┌──

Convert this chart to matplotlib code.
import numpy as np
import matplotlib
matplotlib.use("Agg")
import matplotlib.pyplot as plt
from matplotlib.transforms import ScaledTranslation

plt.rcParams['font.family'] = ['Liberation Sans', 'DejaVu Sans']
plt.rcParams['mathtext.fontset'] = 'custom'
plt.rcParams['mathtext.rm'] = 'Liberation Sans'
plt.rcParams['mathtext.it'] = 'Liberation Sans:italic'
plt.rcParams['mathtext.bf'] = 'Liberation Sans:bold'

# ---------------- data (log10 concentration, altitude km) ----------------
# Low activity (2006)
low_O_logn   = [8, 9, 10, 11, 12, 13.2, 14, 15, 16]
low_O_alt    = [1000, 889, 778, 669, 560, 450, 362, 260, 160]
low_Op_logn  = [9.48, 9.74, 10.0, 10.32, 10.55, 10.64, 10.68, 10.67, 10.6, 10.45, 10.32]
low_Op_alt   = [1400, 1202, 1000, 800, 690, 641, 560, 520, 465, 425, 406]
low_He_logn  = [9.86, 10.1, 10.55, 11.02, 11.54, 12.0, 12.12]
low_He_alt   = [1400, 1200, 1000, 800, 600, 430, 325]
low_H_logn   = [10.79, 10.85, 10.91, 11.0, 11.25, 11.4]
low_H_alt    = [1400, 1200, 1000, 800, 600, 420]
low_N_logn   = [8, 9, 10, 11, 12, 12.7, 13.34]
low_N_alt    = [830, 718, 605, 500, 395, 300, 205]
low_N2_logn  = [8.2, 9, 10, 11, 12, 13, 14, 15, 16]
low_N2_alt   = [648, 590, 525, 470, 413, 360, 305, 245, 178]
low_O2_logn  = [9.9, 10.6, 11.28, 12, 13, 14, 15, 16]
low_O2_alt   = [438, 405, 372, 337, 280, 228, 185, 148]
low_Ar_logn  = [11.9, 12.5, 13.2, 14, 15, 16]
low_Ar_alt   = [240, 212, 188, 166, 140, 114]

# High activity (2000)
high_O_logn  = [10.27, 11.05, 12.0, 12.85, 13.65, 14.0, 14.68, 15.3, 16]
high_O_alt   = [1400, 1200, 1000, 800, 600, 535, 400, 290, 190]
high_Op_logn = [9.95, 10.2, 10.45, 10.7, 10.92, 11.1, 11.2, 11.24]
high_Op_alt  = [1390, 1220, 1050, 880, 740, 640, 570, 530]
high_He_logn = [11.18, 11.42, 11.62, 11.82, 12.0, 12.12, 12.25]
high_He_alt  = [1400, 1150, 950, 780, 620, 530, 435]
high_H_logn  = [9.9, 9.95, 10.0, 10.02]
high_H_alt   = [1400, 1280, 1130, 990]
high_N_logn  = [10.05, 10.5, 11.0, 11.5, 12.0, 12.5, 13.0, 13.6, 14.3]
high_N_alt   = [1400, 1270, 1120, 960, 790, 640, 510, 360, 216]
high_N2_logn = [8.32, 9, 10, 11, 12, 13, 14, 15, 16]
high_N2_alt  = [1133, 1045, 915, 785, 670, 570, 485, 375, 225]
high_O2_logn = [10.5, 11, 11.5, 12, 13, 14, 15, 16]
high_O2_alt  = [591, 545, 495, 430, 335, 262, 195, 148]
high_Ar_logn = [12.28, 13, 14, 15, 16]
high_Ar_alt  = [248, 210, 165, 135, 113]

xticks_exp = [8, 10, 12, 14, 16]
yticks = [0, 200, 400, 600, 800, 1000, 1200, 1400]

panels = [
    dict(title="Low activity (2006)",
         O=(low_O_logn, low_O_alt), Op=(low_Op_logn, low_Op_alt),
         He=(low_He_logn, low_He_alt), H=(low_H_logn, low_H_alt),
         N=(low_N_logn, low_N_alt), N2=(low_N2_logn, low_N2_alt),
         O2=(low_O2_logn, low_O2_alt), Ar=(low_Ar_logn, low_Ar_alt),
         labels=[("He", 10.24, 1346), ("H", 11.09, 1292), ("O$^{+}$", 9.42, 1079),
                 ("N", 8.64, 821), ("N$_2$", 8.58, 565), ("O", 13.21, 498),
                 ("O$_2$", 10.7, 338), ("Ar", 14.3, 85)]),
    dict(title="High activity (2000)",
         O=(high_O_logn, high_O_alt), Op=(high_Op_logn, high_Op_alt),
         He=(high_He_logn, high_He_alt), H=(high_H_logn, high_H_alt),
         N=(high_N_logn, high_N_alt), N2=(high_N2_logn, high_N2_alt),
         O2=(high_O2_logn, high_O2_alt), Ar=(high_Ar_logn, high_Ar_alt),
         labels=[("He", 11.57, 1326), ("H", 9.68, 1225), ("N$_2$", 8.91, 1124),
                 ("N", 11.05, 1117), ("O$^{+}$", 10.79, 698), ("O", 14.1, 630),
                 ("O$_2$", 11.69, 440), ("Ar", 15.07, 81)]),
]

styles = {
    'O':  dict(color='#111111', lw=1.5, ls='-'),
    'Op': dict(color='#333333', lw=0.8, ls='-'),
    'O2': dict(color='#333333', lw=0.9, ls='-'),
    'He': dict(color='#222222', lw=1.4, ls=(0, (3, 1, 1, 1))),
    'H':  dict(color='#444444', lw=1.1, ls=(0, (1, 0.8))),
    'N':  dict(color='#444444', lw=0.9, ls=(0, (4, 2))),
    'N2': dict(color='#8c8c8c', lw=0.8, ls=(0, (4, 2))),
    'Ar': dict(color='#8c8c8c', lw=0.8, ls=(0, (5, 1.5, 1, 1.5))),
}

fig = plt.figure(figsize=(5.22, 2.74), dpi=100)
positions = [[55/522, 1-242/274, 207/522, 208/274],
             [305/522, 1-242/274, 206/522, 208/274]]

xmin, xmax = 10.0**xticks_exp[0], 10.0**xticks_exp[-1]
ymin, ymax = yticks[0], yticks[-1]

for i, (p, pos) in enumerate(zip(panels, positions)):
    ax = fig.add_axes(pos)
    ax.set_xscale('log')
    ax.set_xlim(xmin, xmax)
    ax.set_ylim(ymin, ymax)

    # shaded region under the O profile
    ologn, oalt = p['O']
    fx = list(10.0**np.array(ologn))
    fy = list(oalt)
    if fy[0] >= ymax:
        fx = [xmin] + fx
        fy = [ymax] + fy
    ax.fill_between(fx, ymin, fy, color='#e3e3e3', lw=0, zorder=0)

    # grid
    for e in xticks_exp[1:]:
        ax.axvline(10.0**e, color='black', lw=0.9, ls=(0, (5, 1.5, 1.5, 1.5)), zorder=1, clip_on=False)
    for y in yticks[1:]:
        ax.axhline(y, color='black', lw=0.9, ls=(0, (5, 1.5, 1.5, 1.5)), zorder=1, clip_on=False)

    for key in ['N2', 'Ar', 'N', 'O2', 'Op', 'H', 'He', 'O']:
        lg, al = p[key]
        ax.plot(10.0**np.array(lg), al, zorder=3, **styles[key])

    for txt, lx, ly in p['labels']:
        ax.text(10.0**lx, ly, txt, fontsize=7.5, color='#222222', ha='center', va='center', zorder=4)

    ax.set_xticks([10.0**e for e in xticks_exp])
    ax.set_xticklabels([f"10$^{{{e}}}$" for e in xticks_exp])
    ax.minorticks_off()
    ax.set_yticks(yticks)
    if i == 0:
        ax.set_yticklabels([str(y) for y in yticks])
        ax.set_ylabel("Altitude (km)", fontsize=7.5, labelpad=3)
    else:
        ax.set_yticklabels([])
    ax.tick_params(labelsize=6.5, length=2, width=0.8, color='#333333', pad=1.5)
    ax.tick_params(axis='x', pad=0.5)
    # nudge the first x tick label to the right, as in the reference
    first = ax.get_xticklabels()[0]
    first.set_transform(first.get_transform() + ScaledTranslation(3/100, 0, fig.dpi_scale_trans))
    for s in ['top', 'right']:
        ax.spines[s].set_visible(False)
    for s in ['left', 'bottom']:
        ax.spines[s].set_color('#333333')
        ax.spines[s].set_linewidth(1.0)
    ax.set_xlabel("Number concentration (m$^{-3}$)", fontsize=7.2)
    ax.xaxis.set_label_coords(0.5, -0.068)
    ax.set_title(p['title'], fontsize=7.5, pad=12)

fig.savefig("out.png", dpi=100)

└──
┌──

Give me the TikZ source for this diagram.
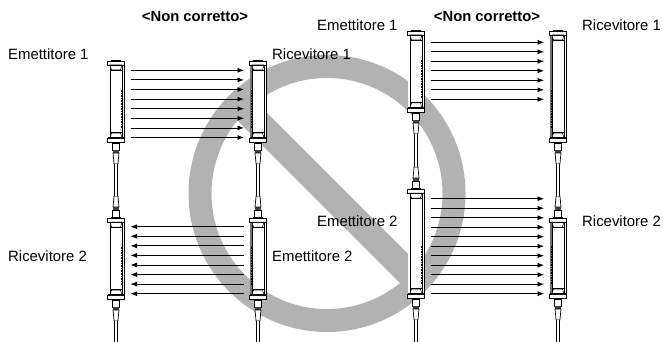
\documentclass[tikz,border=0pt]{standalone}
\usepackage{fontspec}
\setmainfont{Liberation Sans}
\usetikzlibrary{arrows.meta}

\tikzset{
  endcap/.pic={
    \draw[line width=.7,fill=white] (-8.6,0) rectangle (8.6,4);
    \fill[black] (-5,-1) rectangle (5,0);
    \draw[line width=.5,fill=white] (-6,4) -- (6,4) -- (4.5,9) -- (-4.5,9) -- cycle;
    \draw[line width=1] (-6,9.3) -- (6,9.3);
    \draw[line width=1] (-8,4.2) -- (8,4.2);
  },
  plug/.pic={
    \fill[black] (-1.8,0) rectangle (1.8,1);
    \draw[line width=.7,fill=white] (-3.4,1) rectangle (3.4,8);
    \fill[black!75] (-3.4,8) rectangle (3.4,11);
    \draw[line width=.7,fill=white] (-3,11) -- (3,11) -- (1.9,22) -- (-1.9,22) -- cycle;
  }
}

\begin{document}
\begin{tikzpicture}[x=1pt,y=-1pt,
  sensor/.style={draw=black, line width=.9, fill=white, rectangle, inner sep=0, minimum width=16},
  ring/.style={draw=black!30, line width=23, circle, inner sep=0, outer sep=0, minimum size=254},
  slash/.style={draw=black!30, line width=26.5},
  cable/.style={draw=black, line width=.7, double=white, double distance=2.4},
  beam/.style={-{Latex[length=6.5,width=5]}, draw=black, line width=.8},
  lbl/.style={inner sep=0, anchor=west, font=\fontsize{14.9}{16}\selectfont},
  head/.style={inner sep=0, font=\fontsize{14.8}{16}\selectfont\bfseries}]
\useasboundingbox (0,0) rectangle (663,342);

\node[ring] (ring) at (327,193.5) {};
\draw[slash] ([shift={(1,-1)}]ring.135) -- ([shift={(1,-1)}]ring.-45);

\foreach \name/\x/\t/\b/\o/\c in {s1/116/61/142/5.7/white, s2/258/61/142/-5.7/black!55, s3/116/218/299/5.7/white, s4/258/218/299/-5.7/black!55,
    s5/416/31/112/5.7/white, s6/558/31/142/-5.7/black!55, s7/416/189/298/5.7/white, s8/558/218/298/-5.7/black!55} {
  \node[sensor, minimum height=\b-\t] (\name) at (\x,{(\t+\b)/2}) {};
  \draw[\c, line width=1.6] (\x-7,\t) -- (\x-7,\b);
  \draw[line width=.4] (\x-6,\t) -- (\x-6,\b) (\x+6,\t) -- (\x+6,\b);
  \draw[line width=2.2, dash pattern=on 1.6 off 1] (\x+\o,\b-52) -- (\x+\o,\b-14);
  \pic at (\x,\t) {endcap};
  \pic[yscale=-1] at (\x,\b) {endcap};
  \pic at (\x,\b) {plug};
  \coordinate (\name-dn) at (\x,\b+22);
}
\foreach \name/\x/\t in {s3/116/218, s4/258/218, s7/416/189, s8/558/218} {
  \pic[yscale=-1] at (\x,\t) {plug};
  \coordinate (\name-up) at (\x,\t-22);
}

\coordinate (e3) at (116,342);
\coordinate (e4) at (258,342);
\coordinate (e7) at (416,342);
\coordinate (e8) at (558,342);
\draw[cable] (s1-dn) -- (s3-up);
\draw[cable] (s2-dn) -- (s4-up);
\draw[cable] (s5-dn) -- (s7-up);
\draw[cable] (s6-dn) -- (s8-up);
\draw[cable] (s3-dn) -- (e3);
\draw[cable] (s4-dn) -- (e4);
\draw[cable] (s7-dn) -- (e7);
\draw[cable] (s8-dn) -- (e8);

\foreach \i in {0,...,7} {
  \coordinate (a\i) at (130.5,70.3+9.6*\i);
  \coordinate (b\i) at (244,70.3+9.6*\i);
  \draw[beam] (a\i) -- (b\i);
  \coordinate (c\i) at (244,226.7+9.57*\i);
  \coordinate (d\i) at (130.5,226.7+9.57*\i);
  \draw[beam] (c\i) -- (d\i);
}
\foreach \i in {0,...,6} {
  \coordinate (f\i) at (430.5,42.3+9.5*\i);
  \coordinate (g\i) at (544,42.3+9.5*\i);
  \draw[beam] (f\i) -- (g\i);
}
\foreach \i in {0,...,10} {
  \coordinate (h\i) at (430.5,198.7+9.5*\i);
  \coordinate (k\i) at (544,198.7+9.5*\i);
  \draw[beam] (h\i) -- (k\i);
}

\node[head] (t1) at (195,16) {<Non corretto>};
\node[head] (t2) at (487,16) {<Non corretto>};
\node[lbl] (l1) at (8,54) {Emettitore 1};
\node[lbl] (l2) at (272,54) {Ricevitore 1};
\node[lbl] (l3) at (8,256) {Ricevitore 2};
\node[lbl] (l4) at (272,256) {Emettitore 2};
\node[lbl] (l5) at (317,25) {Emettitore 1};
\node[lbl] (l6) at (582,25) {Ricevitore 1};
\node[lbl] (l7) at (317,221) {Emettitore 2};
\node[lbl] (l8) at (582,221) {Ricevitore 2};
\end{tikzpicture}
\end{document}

└──
┌──

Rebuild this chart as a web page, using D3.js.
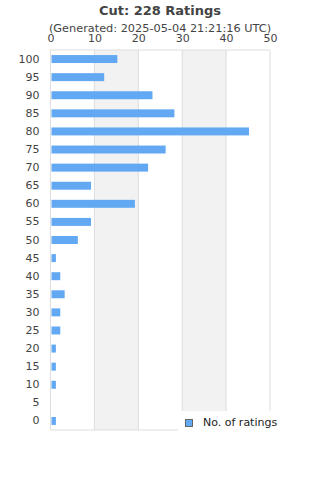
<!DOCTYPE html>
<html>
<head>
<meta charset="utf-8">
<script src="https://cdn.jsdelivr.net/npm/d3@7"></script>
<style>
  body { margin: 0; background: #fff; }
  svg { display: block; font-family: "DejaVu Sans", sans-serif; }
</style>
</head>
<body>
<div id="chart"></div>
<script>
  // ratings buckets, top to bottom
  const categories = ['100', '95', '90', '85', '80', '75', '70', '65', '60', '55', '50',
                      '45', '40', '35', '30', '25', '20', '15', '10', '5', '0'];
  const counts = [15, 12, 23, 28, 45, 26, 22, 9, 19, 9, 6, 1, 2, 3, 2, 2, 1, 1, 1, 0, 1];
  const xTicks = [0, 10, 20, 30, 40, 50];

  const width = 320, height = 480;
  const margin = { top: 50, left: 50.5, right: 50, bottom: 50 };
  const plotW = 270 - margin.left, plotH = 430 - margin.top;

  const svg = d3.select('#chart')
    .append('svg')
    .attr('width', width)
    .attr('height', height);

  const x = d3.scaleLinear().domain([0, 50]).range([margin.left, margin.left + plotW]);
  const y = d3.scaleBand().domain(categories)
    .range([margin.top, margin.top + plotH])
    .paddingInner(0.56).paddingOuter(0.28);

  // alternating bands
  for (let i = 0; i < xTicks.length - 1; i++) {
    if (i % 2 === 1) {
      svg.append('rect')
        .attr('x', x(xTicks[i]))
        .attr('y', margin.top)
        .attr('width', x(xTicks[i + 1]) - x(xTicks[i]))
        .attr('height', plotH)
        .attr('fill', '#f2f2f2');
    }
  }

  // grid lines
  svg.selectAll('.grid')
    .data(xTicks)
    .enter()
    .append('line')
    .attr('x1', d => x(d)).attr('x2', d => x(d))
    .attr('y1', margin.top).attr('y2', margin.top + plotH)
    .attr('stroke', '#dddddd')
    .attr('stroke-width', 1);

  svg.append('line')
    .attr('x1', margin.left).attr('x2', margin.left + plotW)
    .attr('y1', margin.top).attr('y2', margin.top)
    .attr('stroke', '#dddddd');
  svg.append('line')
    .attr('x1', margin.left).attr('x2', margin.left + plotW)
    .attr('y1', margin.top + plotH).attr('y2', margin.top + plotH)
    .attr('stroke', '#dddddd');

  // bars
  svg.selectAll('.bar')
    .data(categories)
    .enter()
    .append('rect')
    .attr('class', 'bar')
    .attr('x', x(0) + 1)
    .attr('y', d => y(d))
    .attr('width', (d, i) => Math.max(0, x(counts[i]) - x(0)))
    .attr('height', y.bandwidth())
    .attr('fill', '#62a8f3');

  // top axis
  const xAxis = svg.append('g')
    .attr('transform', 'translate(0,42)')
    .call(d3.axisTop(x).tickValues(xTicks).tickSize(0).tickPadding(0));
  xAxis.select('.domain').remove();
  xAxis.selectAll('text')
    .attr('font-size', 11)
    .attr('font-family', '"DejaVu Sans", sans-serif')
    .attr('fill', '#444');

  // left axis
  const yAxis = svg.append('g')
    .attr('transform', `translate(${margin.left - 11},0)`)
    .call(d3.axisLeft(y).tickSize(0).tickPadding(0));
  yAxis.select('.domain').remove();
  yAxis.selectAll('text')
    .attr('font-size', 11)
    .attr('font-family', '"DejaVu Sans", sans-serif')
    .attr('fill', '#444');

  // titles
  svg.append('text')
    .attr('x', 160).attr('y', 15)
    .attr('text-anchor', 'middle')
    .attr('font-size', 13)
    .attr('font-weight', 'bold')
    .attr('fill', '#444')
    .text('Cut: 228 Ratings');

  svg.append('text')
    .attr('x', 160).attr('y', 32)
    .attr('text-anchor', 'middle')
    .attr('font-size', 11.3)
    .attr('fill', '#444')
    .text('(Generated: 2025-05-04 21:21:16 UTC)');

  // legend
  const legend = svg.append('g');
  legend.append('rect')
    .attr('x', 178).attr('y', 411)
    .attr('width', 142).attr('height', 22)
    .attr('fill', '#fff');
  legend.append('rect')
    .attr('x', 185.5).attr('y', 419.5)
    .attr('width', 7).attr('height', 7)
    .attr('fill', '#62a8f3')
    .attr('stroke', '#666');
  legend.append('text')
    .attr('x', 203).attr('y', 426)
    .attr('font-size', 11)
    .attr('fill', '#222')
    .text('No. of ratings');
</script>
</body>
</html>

└──

Starting at the line that contains "Convert this chart to matplotlib code." and stopping at the line that contains "166, 140, 114]", transcribe the lines exactly; both boundary lines are to be included.

Convert this chart to matplotlib code.
import numpy as np
import matplotlib
matplotlib.use("Agg")
import matplotlib.pyplot as plt
from matplotlib.transforms import ScaledTranslation

plt.rcParams['font.family'] = ['Liberation Sans', 'DejaVu Sans']
plt.rcParams['mathtext.fontset'] = 'custom'
plt.rcParams['mathtext.rm'] = 'Liberation Sans'
plt.rcParams['mathtext.it'] = 'Liberation Sans:italic'
plt.rcParams['mathtext.bf'] = 'Liberation Sans:bold'

# ---------------- data (log10 concentration, altitude km) ----------------
# Low activity (2006)
low_O_logn   = [8, 9, 10, 11, 12, 13.2, 14, 15, 16]
low_O_alt    = [1000, 889, 778, 669, 560, 450, 362, 260, 160]
low_Op_logn  = [9.48, 9.74, 10.0, 10.32, 10.55, 10.64, 10.68, 10.67, 10.6, 10.45, 10.32]
low_Op_alt   = [1400, 1202, 1000, 800, 690, 641, 560, 520, 465, 425, 406]
low_He_logn  = [9.86, 10.1, 10.55, 11.02, 11.54, 12.0, 12.12]
low_He_alt   = [1400, 1200, 1000, 800, 600, 430, 325]
low_H_logn   = [10.79, 10.85, 10.91, 11.0, 11.25, 11.4]
low_H_alt    = [1400, 1200, 1000, 800, 600, 420]
low_N_logn   = [8, 9, 10, 11, 12, 12.7, 13.34]
low_N_alt    = [830, 718, 605, 500, 395, 300, 205]
low_N2_logn  = [8.2, 9, 10, 11, 12, 13, 14, 15, 16]
low_N2_alt   = [648, 590, 525, 470, 413, 360, 305, 245, 178]
low_O2_logn  = [9.9, 10.6, 11.28, 12, 13, 14, 15, 16]
low_O2_alt   = [438, 405, 372, 337, 280, 228, 185, 148]
low_Ar_logn  = [11.9, 12.5, 13.2, 14, 15, 16]
low_Ar_alt   = [240, 212, 188, 166, 140, 114]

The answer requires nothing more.